• Work required: Quote the records exactly, starting at the first line and stopping after the line with "(738,532) -- (755,541);"; skip the pictures.

(Dataset rows)
<<<<

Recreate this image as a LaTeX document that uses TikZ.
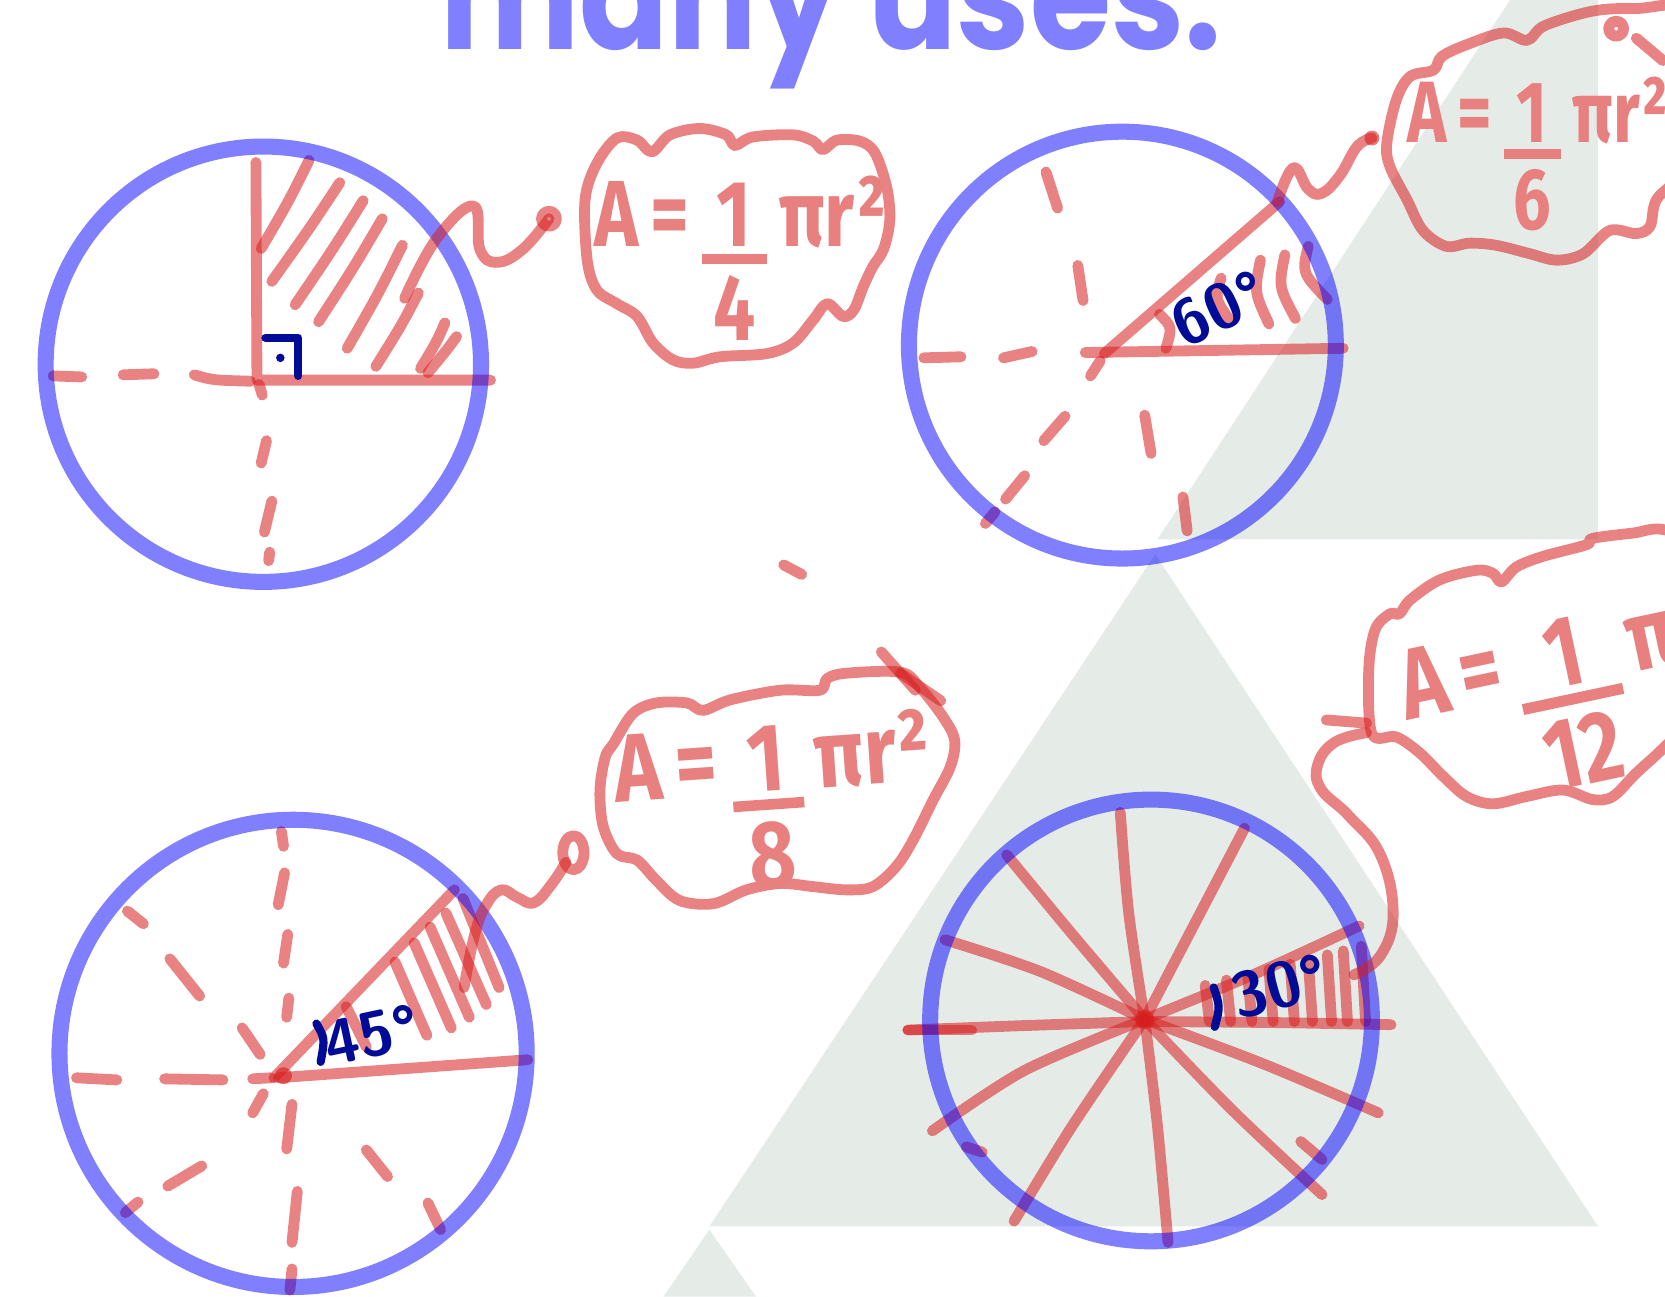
\documentclass[tikz,border=0pt]{standalone}
\usepackage{fontspec}
\newfontfamily\titlefont{Poppins}
\newfontfamily\handfont{Fira Sans}
\definecolor{inkred}{RGB}{215,30,30}
\definecolor{redtext}{RGB}{232,128,128}
\definecolor{navyink}{RGB}{0,12,150}
\definecolor{paper}{RGB}{229,236,232}
\newcommand{\secarea}[1]{{\handfont\bfseries A\,=\,\vtop{\halign{\hfil\kern1.5pt##\kern1.5pt\hfil\cr 1\cr\noalign{\kern0.8pt\hrule height 1.1pt\kern1.2pt}#1\cr}}\,πr²}}

\begin{document}
\begin{tikzpicture}[x=0.01cm, y=-0.01cm,
    ink/.style={draw=inkred, draw opacity=0.55, line width=2.9pt, line cap=round, line join=round},
    rim/.style={draw=blue, draw opacity=0.5, line width=4.3pt},
    navy/.style={draw=navyink, line width=2.2pt, line cap=round, line join=round},
    blob/.style={fill=inkred, fill opacity=0.6},
    eqn/.style={text=redtext, inner sep=0pt},
    angle/.style={text=navyink, inner sep=0pt, font=\sffamily\bfseries\fontsize{17}{17}\selectfont}]

    \useasboundingbox (0,0) rectangle (1568,1221);
    \fill[white] (0,0) rectangle (1568,1221);
    \fill[paper] (1422,0) -- (1505,0) -- (1505,508) -- (1090,508) -- cycle;
    \fill[paper] (1088,522) -- (1505,1155) -- (668,1155) -- cycle;
    \fill[paper] (668,1158) -- (712,1221) -- (625,1221) -- cycle;

    \node[anchor=base west, inner sep=0pt, text=blue!50, font=\titlefont\bfseries\fontsize{40}{40}\selectfont] (title) at (414,47) {\scalebox{0.88}[1]{many uses:}};
    \draw[ink] (738,532) -- (755,541);

    % quarter
    \draw[ink] (241,153) -- (242,358) -- (462,358);
    \draw[ink] (183,353) .. controls (200,358) .. (236,359);
    \foreach \xa/\ya/\xb/\yb in {50/354/77/355, 116/353/145/352, 244/362/247/372, 251/415/246/436, 256/472/249/501, 254/520/253/528}
      \draw[ink] (\xa,\ya) -- (\xb,\yb);
    \foreach \xa/\ya/\xb/\yb in {291/151/246/234, 320/172/256/265, 342/189/278/287, 360/206/300/303, 379/231/327/328, 394/276/354/345, 419/304/396/347, 430/317/403/351}
      \draw[ink] (\xa,\ya) .. controls ({(\xa+\xb)/2+4},{(\ya+\yb)/2-4}) .. (\xb,\yb);
    \draw[navy] (250,318) -- (281,318) -- (281,354);
    \fill[navyink] (264,337) circle[radius=4];
    \draw[rim] (248,343) circle[radius=205];

    \coordinate (h1) at (381,281);
    \coordinate (b1) at (517,206);
    \draw[ink] plot[smooth, tension=0.7] coordinates {(h1) (411,225) (446,194) (452,235) (468,247) (492,235) (b1)};
    \draw[ink] (b1) circle[radius=7];
    \draw[ink] plot[smooth cycle, tension=0.55] coordinates {(551,188) (562,154) (581,130) (600,132) (614,143) (631,127) (659,121) (684,127) (692,137) (709,129) (747,127) (766,133) (775,141) (788,132) (810,133) (824,144) (835,176) (838,207) (832,235) (822,251) (813,270) (804,292) (794,298) (779,286) (766,301) (747,323) (722,333) (678,336) (653,342) (634,339) (615,323) (600,298) (581,286) (562,273) (553,245)};
    \node[eqn] (eq4) at (697,243) {\resizebox*{2.75cm}{1.55cm}{\secarea{4}}};

    % sixth
    \draw[ink] (1022,332) -- (1265,328);
    \draw[ink] (1040,333) -- (1205,190);
    \foreach \xa/\ya/\xb/\yb in {1036/340/1027/354, 1003/392/983/415, 965/448/947/470, 937/482/928/493, 870/337/905/336, 945/337/972/331, 985/162/996/196, 1015/250/1020/283, 1078/391/1084/427, 1114/468/1118/500}
      \draw[ink] (\xa,\ya) -- (\xb,\yb);
    \foreach \xa/\ya/\xb/\yb in {1150/262/1157/300, 1187/245/1195/305, 1210/240/1220/300, 1232/232/1250/282}
      \draw[ink] (\xa,\ya) .. controls (\xa-6,{(\ya+\yb)/2}) .. (\xb,\yb);
    \draw[ink] (1092,296) .. controls (1104,308) .. (1098,328);
    \node[angle, rotate=25] (ang60) at (1148,290) {60°};
    \draw[rim] (1057,325) circle[radius=201];

    \coordinate (h2) at (1203,190);
    \coordinate (b2) at (1292,130);
    \draw[ink] plot[smooth, tension=0.7] coordinates {(h2) (1218,158) (1232,178) (1245,182) (1262,165) (1278,138) (b2)};
    \fill[blob] (b2) circle[radius=7];
    \draw[ink] plot[smooth cycle, tension=0.55] coordinates {(1306,135) (1315,94) (1328,72) (1350,66) (1358,53) (1384,41) (1416,31) (1438,38) (1453,25) (1485,14) (1510,9) (1541,8) (1600,10) (1610,90) (1585,160) (1560,188) (1554,213) (1541,220) (1516,217) (1491,239) (1466,245) (1441,239) (1409,231) (1384,229) (1362,232) (1340,217) (1325,188) (1309,157)};
    \draw[ink] (1522,27) circle[radius=7];
    \draw[ink] (1541,36) -- (1566,57);
    \node[eqn] (eq6) at (1448,145) {\resizebox*{2.45cm}{1.45cm}{\secarea{6}}};

    % eighth
    \draw[ink] (262,1015) -- (497,998);
    \draw[ink] (258,1015) -- (428,838);
    \fill[blob] (267,1013) circle[radius=8];
    \foreach \xa/\ya/\xb/\yb in {265/783/267/797, 268/822/262/852, 271/880/267/907, 272/940/270/958, 275/1040/270/1082, 280/1122/275/1170, 275/1195/273/1215, 72/1015/110/1017, 155/1016/210/1017, 238/1016/255/1015, 120/858/135/870, 160/903/188/938, 228/968/245/993, 248/1030/238/1048, 190/1098/158/1117, 130/1132/118/1142, 345/1083/365/1108, 403/1133/415/1158}
      \draw[ink] (\xa,\ya) -- (\xb,\yb);
    \foreach \xa/\ya/\xb/\yb in {326/948/345/986, 372/906/402/975, 390/888/425/968, 405/873/442/958, 420/860/458/946, 436/846/470/930}
      \draw[ink] (\xa,\ya) -- (\xb,\yb);
    \draw[navy] (298,964) .. controls (306,978) .. (302,1000);
    \node[angle, rotate=12] (ang45) at (350,975) {45°};
    \draw[rim] (276,992) circle[radius=220];

    \coordinate (h3) at (437,930);
    \coordinate (b3) at (540,803);
    \draw[ink] plot[smooth, tension=0.7] coordinates {(h3) (447,880) (458,852) (472,838) (487,845) (503,850) (520,832) (533,812)};
    \draw[ink] (b3) ellipse[x radius=10, y radius=16];
    \draw[ink] plot[smooth cycle, tension=0.55] coordinates {(578,700) (596,672) (618,662) (647,662) (662,669) (688,659) (735,650) (772,650) (779,639) (797,634) (848,633) (866,647) (888,675) (899,697) (895,722) (879,753) (860,791) (844,816) (822,835) (797,838) (766,835) (735,832) (703,838) (672,851) (640,848) (618,829) (600,810) (581,804) (568,778) (565,744) (570,713)};
    \draw[ink] (830,614) -- (862,650);
    \draw[ink] (848,634) -- (886,660);
    \node[eqn, rotate=4] (eq8) at (730,757) {\resizebox*{2.98cm}{1.6cm}{\secarea{8}}};

    % twelfth
    \foreach \sx/\sy/\mx/\my/\ex/\ey in {855/970/960/966/1078/962, 1078/962/1200/963/1310/965, 1055/765/1063/860/1078/960, 1078/960/1090/1060/1100/1170, 948/805/1010/880/1078/960, 1078/960/1160/1045/1245/1125, 1172/780/1125/870/1078/960, 1078/960/1010/1060/955/1150, 890/885/980/915/1078/960, 1078/960/1190/1002/1298/1048, 878/1065/965/1008/1078/960, 1078/960/1180/918/1280/872}
      \draw[ink] plot[smooth] coordinates {(\sx,\sy) (\mx,\my) (\ex,\ey)};
    \draw[ink] (855,970) -- (915,970);
    \draw[ink] (910,1080) -- (925,1085);
    \draw[ink] (1225,1075) -- (1245,1092);
    \fill[blob] (1078,960) circle[radius=9];
    \foreach \x in {1135,1155,1175,1195,1215,1232,1250,1265,1282}
      \draw[ink] (\x,{934-(\x-1111)*0.25}) -- (\x+4,962);
    \draw[navy] (1143,930) .. controls (1149,948) .. (1144,967);
    \node[angle, rotate=15] (ang30) at (1205,928) {30°};
    \draw[rim] (1084,961) circle[radius=208];

    \coordinate (h4) at (1275,918);
    \coordinate (b4) at (1287,690);
    \draw[ink] plot[smooth, tension=0.7] coordinates {(b4) (1257,699) (1241,720) (1244,743) (1270,768) (1300,805) (1312,860) (1300,900) (h4)};
    \draw[ink] (1249,678) -- (1287,681);
    \draw[ink] plot[smooth cycle, tension=0.55] coordinates {(1292,691) (1289,631) (1295,593) (1309,578) (1318,578) (1328,565) (1356,546) (1391,537) (1406,540) (1414,548) (1428,534) (1453,524) (1494,513) (1500,507) (1538,502) (1568,499) (1620,520) (1630,640) (1568,703) (1541,728) (1519,750) (1500,753) (1472,744) (1438,750) (1406,757) (1381,750) (1359,731) (1337,709) (1315,694)};
    \node[eqn, rotate=12] (eq12) at (1487,656) {\resizebox*{3.25cm}{1.65cm}{\secarea{12}}};
  \end{tikzpicture}
\end{document}
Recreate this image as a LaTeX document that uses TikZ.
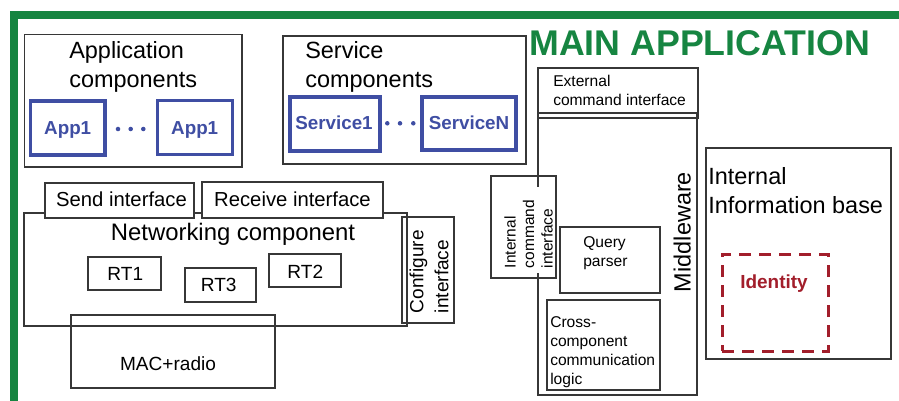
\documentclass[tikz,border=0pt]{standalone}
\usepackage{fontspec}
\setmainfont{Liberation Sans}
\usetikzlibrary{fit}
\definecolor{framegreen}{RGB}{22,133,65}
\definecolor{compblue}{RGB}{63,78,163}
\definecolor{idred}{RGB}{162,30,43}
\definecolor{boxgray}{RGB}{55,55,55}
\begin{document}
\begin{tikzpicture}[x=0.75pt,y=-0.75pt,
  box/.style={draw=boxgray, line width=0.9pt, inner sep=0pt},
  whitebox/.style={box, fill=white},
  bluebox/.style={draw=compblue, line width=2.6pt, inner sep=0pt},
  idbox/.style={draw=idred, line width=2.25pt, dash pattern=on 9pt off 6pt, inner sep=0pt},
  lbl/.style={inner sep=0pt, anchor=base},
  lblw/.style={inner sep=0pt, anchor=base west, align=left},
  bigtxt/.style={font=\fontsize{17.6}{21.75}\selectfont},
  midtxt/.style={font=\fontsize{14.3}{18.75}\selectfont},
  smalltxt/.style={font=\fontsize{11.7}{14.25}\selectfont},
  comptxt/.style={font=\bfseries\fontsize{14.1}{17}\selectfont, text=compblue},
  dot/.style={fill=compblue}
]
\useasboundingbox (0,0) rectangle (899,400);

% outer frame of the main application
\draw[framegreen, line width=6pt] (13.5,410) -- (13.5,14.5) -- (910,14.5);
\node[lblw, font=\bfseries\fontsize{26.8}{30}\selectfont, text=framegreen] (title) at (529,55) {MAIN APPLICATION};

% application components
\node[box, fit={(24.5,34.5)(242,167)}] (appgroup) {};
\node[lblw, bigtxt] (applbl) at (69,87.3) {Application\\components};
\node[bluebox, fit={(30.5,101)(105,155)}] (appa) {};
\node[bluebox, fit={(157.5,100.5)(232.5,154.5)}] (appb) {};
\node[lbl, comptxt] at (67.7,134) {App1};
\node[lbl, comptxt] at (194.7,134) {App1};
\fill[dot] (118,129) circle (1.7pt) (130.7,129) circle (1.7pt) (143.3,129) circle (1.7pt);

% service components
\node[box, fit={(283,36)(526,164)}] (svcgroup) {};
\node[lblw, bigtxt] (svclbl) at (305,87.3) {Service\\components};
\node[bluebox, fit={(290,97)(380,151)}] (svca) {};
\node[bluebox, fit={(422,97)(516,150)}] (svcn) {};
\node[lbl, comptxt] at (334,129) {Service1};
\node[lbl, comptxt] at (469,129) {ServiceN};
\fill[dot] (387.3,123.3) circle (1.7pt) (400,123.3) circle (1.7pt) (413.3,123.3) circle (1.7pt);

% networking component
\node[box, fit={(24,213)(407,326)}] (net) {};
\node[whitebox, fit={(45,183)(194,218)}] (send) {};
\node[whitebox, fit={(202,182)(383,218)}] (recv) {};
\node[lbl, font=\fontsize{15.2}{18}\selectfont] at (121.5,206.5) {Send interface};
\node[lbl, font=\fontsize{15.2}{18}\selectfont] at (292.5,206.5) {Receive interface};
\node[lbl, font=\fontsize{17.9}{21}\selectfont] (netlbl) at (233,240.7) {Networking component};
\node[box, fit={(88,257)(161,290)}] (rt1) {};
\node[box, fit={(185,268)(256,302)}] (rt3) {};
\node[box, fit={(269,254)(341,287)}] (rt2) {};
\node[lbl, midtxt] at (125.3,280.7) {RT1};
\node[lbl, midtxt] at (218.7,291.7) {RT3};
\node[lbl, midtxt] at (305.3,278.3) {RT2};
\node[box, fit={(402,217)(454,323)}] (conf) {};
\node[lblw, midtxt, rotate=90] (conflbl) at (448.3,313.3) {Configure\\interface};
\node[box, fit={(71,315)(275,388)}] (mac) {};
\node[lbl, midtxt] at (168,370) {MAC+radio};

% middleware
\node[box, fit={(538,68)(698,118)}] (ext) {};
\node[lblw, smalltxt] (extlbl) at (553,105.5) {External\\command interface};
\node[box, fit={(538,113)(697,395)}] (mid) {};
\node[lbl, bigtxt, rotate=90] (midlbl) at (690.7,232) {Middleware};
\node[smalltxt, rotate=90, anchor=base west, align=left, fill=white,
      text width=57pt, inner xsep=3.75pt, inner ysep=0.75pt, font=\fontsize{11.6}{13.9}\selectfont]
      (intlbl) at (515.5,273.3) {Internal\\command\\interface};
\node[box, fit={(491,176)(556,278)}] (intcmd) {};
\node[box, fit={(560,227)(660,293)}] (query) {};
\node[lblw, smalltxt] (querylbl) at (583,266) {Query\\parser};
\node[box, fit={(547,300)(660,390)}] (cross) {};
\node[lblw, smalltxt] (crosslbl) at (550,384) {Cross-\\component\\communication\\logic};

% internal information base
\node[box, fit={(706,148)(891,359)}] (info) {};
\node[lblw, font=\fontsize{17.6}{21.25}\selectfont] (infolbl) at (708,213.3) {Internal\\Information base};
\node[idbox, fit={(722,254)(828,351)}] (ident) {};
\node[lbl, font=\bfseries\fontsize{14.2}{17}\selectfont, text=idred] at (774,288.3) {Identity};
\end{tikzpicture}
\end{document}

>>>>

• Correct response:
Recreate this image as a LaTeX document that uses TikZ.
\documentclass[tikz,border=0pt]{standalone}
\usepackage{fontspec}
\newfontfamily\titlefont{Poppins}
\newfontfamily\handfont{Fira Sans}
\definecolor{inkred}{RGB}{215,30,30}
\definecolor{redtext}{RGB}{232,128,128}
\definecolor{navyink}{RGB}{0,12,150}
\definecolor{paper}{RGB}{229,236,232}
\newcommand{\secarea}[1]{{\handfont\bfseries A\,=\,\vtop{\halign{\hfil\kern1.5pt##\kern1.5pt\hfil\cr 1\cr\noalign{\kern0.8pt\hrule height 1.1pt\kern1.2pt}#1\cr}}\,πr²}}

\begin{document}
\begin{tikzpicture}[x=0.01cm, y=-0.01cm,
    ink/.style={draw=inkred, draw opacity=0.55, line width=2.9pt, line cap=round, line join=round},
    rim/.style={draw=blue, draw opacity=0.5, line width=4.3pt},
    navy/.style={draw=navyink, line width=2.2pt, line cap=round, line join=round},
    blob/.style={fill=inkred, fill opacity=0.6},
    eqn/.style={text=redtext, inner sep=0pt},
    angle/.style={text=navyink, inner sep=0pt, font=\sffamily\bfseries\fontsize{17}{17}\selectfont}]

    \useasboundingbox (0,0) rectangle (1568,1221);
    \fill[white] (0,0) rectangle (1568,1221);
    \fill[paper] (1422,0) -- (1505,0) -- (1505,508) -- (1090,508) -- cycle;
    \fill[paper] (1088,522) -- (1505,1155) -- (668,1155) -- cycle;
    \fill[paper] (668,1158) -- (712,1221) -- (625,1221) -- cycle;

    \node[anchor=base west, inner sep=0pt, text=blue!50, font=\titlefont\bfseries\fontsize{40}{40}\selectfont] (title) at (414,47) {\scalebox{0.88}[1]{many uses:}};
    \draw[ink] (738,532) -- (755,541);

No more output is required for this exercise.